Morgana, 13 ans, n’avait jamais été malade. Mais, en automne 2005, elle se sent souvent fatiguée et peine à se concentrer. Rien d’alarmant pour une adolescente. On lui prescrit des vitamines. Puis un soir, fin novembre, elle se sent mal. Ses parents pensent à un problème intestinal. Mais à peine deux jours plus tard, son état s’aggrave: le blanc de ses yeux et sa peau virent au jaune. «Nous sommes tout de suite allés chez le médecin qui a pensé à une bonne jaunisse», se souvient Rita, sa mère.
Transfert d’urgence
Une demi-heure après la consultation, l’enfant ne peut soudain plus marcher. Transportée d’urgence à l’Hôpital de Morges (VD), son état empire d’heure en heure. Elle est transférée aux soins intensifs du CHUV de Lausanne le soir même, puis à l’Hôpital universitaire de Genève (HUG), spécialisé en transplantations du foie, le lendemain.
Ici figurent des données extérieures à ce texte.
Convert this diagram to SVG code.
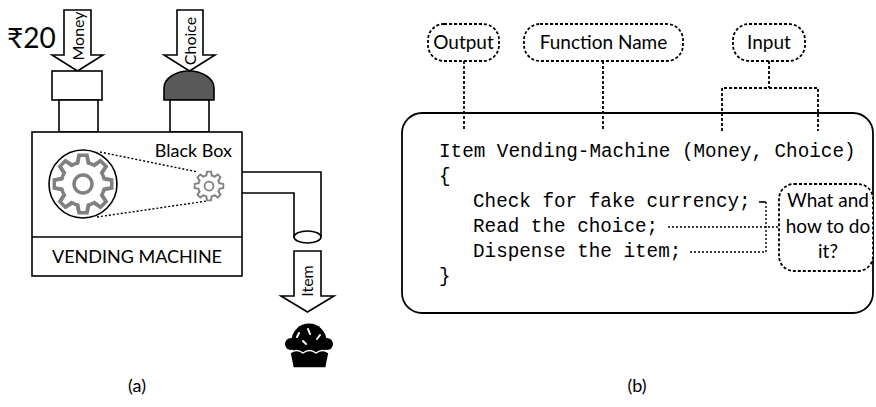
<svg xmlns="http://www.w3.org/2000/svg" xmlns:xlink="http://www.w3.org/1999/xlink" width="876" height="407" viewBox="0 0 876 407">
  <style>
    .ln { fill: none; stroke: #000; stroke-width: 1.6; }
    .box { fill: #fff; stroke: #000; stroke-width: 1.6; }
    .dash { fill: none; stroke: #000; stroke-width: 1.8; stroke-dasharray: 3 2; }
    .pill { fill: #fff; stroke: #000; stroke-width: 1.8; stroke-dasharray: 3 2; }
    .dot { fill: none; stroke: #000; stroke-width: 1.4; stroke-dasharray: 2 2; }
    .t { font-family: Lato, "Open Sans", "Noto Sans", "DejaVu Sans", sans-serif; fill: #000; }
    .code { font-family: "Liberation Mono", "DejaVu Sans Mono", monospace; font-size: 19.3px; fill: #000; }
  </style>
  <defs>
    <!-- outline gear: gray body with a white inset, plus a hub ring -->
    <polygon id="toothO" points="-7.5,-21 -5.5,-30.5 5.5,-30.5 7.5,-21" fill="#808080"/>
    <polygon id="toothI" points="-3.8,-19 -2.3,-27 2.3,-27 3.8,-19" fill="#fff"/>
    <g id="gear">
      <circle r="23.5" fill="#808080"/>
      <use xlink:href="#toothO"/>
      <use xlink:href="#toothO" transform="rotate(45)"/>
      <use xlink:href="#toothO" transform="rotate(90)"/>
      <use xlink:href="#toothO" transform="rotate(135)"/>
      <use xlink:href="#toothO" transform="rotate(180)"/>
      <use xlink:href="#toothO" transform="rotate(225)"/>
      <use xlink:href="#toothO" transform="rotate(270)"/>
      <use xlink:href="#toothO" transform="rotate(315)"/>
      <circle r="20" fill="#fff"/>
      <use xlink:href="#toothI"/>
      <use xlink:href="#toothI" transform="rotate(45)"/>
      <use xlink:href="#toothI" transform="rotate(90)"/>
      <use xlink:href="#toothI" transform="rotate(135)"/>
      <use xlink:href="#toothI" transform="rotate(180)"/>
      <use xlink:href="#toothI" transform="rotate(225)"/>
      <use xlink:href="#toothI" transform="rotate(270)"/>
      <use xlink:href="#toothI" transform="rotate(315)"/>
      <circle r="9" fill="none" stroke="#808080" stroke-width="3.5"/>
    </g>
  </defs>

  <rect width="876" height="407" fill="#fff"/>

  <!-- ===== (a) vending machine ===== -->
  <g id="money-input">
    <text class="t" x="7" y="48" font-size="28">₹20</text>
    <polygon class="box" points="64,10 91,10 91,55 103,55 77.5,71 52,55 64,55"/>
    <text class="t" font-size="16" text-anchor="middle" transform="translate(84,36) rotate(-90)">Money</text>
    <rect class="box" x="52" y="71" width="50" height="29"/>
    <rect class="box" x="59" y="100" width="39" height="32"/>
  </g>

  <g id="choice-input">
    <polygon class="box" points="177,10 203,10 203,55 215,55 189.5,71 164,55 177,55"/>
    <text class="t" font-size="16" text-anchor="middle" transform="translate(196,41) rotate(-90)">Choice</text>
    <path d="M164,100 L164,88 A25,17 0 0 1 214,88 L214,100 Z" fill="#595959" stroke="#000" stroke-width="1.6"/>
    <rect class="box" x="170" y="100" width="39" height="32"/>
  </g>

  <g id="chute">
    <path class="ln" d="M242,172 H321 V237 M242,193 H294 V237"/>
    <ellipse class="box" cx="307.5" cy="237" rx="13.5" ry="6"/>
  </g>

  <g id="machine">
    <rect class="box" x="32" y="132" width="210" height="144"/>
    <line class="ln" x1="32" y1="237" x2="242" y2="237"/>
    <text class="t" x="137" y="263" font-size="18" text-anchor="middle">VENDING MACHINE</text>
    <text class="t" x="232" y="157" font-size="18" text-anchor="end">Black Box</text>
    <circle cx="83" cy="184" r="34" fill="#fff" stroke="#000" stroke-width="1.6"/>
    <use xlink:href="#gear" transform="translate(83,184)"/>
    <use xlink:href="#gear" transform="translate(209,186) scale(0.5)"/>
    <line class="dot" x1="100" y1="152" x2="198" y2="172"/>
    <line class="dot" x1="97" y1="217" x2="207" y2="201"/>
  </g>

  <g id="item-output">
    <polygon class="box" points="294,251 321,251 321,296 334,296 307.5,312 281,296 294,296"/>
    <text class="t" font-size="16" text-anchor="middle" transform="translate(313,281) rotate(-90)">Item</text>
  </g>

  <g id="cupcake">
    <circle cx="309" cy="341" r="17.5" fill="#000"/>
    <circle cx="291" cy="344" r="6" fill="#000"/>
    <circle cx="327" cy="344" r="6" fill="#000"/>
    <circle cx="298" cy="347" r="6" fill="#000"/>
    <circle cx="309" cy="348" r="6" fill="#000"/>
    <circle cx="320" cy="347" r="6" fill="#000"/>
    <path d="M290,353 Q296.5,348 303,353 Q309.5,348 316,353 Q322.5,348 329,353 L326,368 L293,368 Z" fill="#000" stroke="#fff" stroke-width="1.5"/>
    <g stroke="#fff" stroke-width="2" stroke-linecap="round">
      <line x1="308" y1="329" x2="310" y2="334"/>
      <line x1="297" y1="337" x2="299" y2="333"/>
      <line x1="317" y1="339" x2="320" y2="335"/>
      <line x1="303" y1="341" x2="306" y2="344"/>
    </g>
  </g>

  <text class="t" x="137" y="392" font-size="18" text-anchor="middle">(a)</text>

  <!-- ===== (b) function view ===== -->
  <g id="function-body">
    <rect x="402" y="113" width="471" height="200" rx="20" fill="#fff" stroke="#000" stroke-width="1.8"/>
    <text class="code" x="439" y="157">Item Vending-Machine (Money, Choice)</text>
    <text class="code" x="439" y="182">{</text>
    <text class="code" x="473" y="207">Check for fake currency;</text>
    <text class="code" x="473" y="232">Read the choice;</text>
    <text class="code" x="473" y="257">Dispense the item;</text>
    <text class="code" x="439" y="282">}</text>
  </g>

  <g id="connectors">
    <line class="dash" x1="464" y1="61" x2="464" y2="131"/>
    <line class="dash" x1="603" y1="61" x2="603" y2="131"/>
    <path class="dash" d="M769,61 V88 M722,131 V88 H818 V131"/>
    <path d="M759,202 H766" stroke="#000" stroke-width="1.6" fill="none"/>
    <path class="dot" d="M766,202 V252 H690"/>
    <line class="dot" x1="668" y1="227" x2="779" y2="227"/>
  </g>

  <g id="output-tag">
    <rect class="pill" x="428" y="24" width="71" height="37" rx="16"/>
    <text class="t" x="463.5" y="49" font-size="19" text-anchor="middle">Output</text>
  </g>
  <g id="name-tag">
    <rect class="pill" x="524" y="24" width="159" height="37" rx="16"/>
    <text class="t" x="603.5" y="49" font-size="19" text-anchor="middle">Function Name</text>
  </g>
  <g id="input-tag">
    <rect class="pill" x="733" y="24" width="72" height="37" rx="16"/>
    <text class="t" x="769" y="49" font-size="19" text-anchor="middle">Input</text>
  </g>
  <g id="how-tag">
    <rect class="pill" x="779" y="184" width="94" height="87" rx="15"/>
    <text class="t" x="828" y="207" font-size="19" text-anchor="middle">What and</text>
    <text class="t" x="828" y="233" font-size="19" text-anchor="middle">how to do</text>
    <text class="t" x="828" y="258" font-size="19" text-anchor="middle">it?</text>
  </g>

  <text class="t" x="637" y="392" font-size="18" text-anchor="middle">(b)</text>
</svg>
Après diverses analyses, on annonce aux parents de Morgana que leur fille a un besoin urgent d’une greffe du foie. «J’ai proposé de donner un bout du mien», raconte sa maman. Mais cette option n’a pas été retenue: le sien était totalement détruit par une maladie génétique rare, la maladie de Wilson, qui empêche l’organisme d’éliminer le cuivre, si bien qu’il s’accumule dans le foie.
A l’évocation de ces moments où sa fille unique était entre la vie et la mort, l’émotion submerge encore Rita. Son mari, Vincenzo, enchaîne: «Dans ces cas d’urgence, il est rare de trouver immédiatement un greffon. Par miracle, nous n’avons dû attendre que deux heures!»
La transplantation, elle, durera quinze heures. Mais l’adolescente n’est pas encore tirée d’affaire. La destruction de son foie a entraîné l’arrêt d’autres organes, notamment des reins. Elle échappe de justesse à une autre greffe, celle des reins, mais passe trois mois à l’hôpital, dont cinq jours en coma artificiel et vingt-cinq jours de dialyse.
Un an et demi après, Morgana a retrouvé son sourire, ses copains d’école et une vie normale. «Je me sens bien. Pendant un an, je ne pouvais pas courir car je portais provisoirement un drain, ni manger des choses crues à cause du risque d’infection. Mais aujourd’hui je n’ai plus que quelques médicaments à prendre (réd.: pour prévenir le rejet).»
«Je remercie les parents qui ont accepté de donner le foie de leur proche décédé pour sauver ma vie», tient-elle à dire. Tout comme elle a voulu expliquer à ses camarades de classe pourquoi le don d’organes est nécessaire: «Si l’on ne donne pas les organes de quelqu’un qui n’est plus vivant, ils disparaissent pour toujours. Si on les donne, on peut sauver une autre personne qui est encore vivante!»
En 2006, 1304 personnes attendaient une greffe en Suisse. Seules 443 d’entre elles ont pu être greffées. 40 patients sont décédés.Ellen Weigand
carte de donneur
Mieux vaut prendre sa décision à tête reposée
La nouvelle Loi sur la transplantation va entrer en vigueur le 1er juillet prochain. Elle stipule que le défunt ou ses proches doivent avoir accepté préalablement le prélèvement d’organes. Par exemple en signant une carte de donneur (à découper ci-dessous), ce qui est autorisé dès l’âge de 16 ans. La carte est distribuée en pharmacie et par Swisstransplant*, qui coordonne les activités liées à la transplantation. On peut encore y indiquer qu’on ne souhaite pas être donneur, ou de certains organes seulement.
En juillet, l’Office fédéral de la santé lancera une campagne d’information et enverra de nouvelles cartes aux ménages suisses. On pourra aussi y indiquer le nom d’une personne de confiance qui confirmera si le porteur de la carte est donneur ou non. La carte ci-dessous reste toutefois valable.
Comme l’explique Conrad Müller, directeur de Swisstransplant: «Peu de gens ont envie de penser à leur mort ou à celle de leurs proches. Mais réfléchir tranquillement au don d’organes alors que tout va bien rend moins difficile la décision que d’avoir à le faire au moment où l’on vient de perdre un être cher».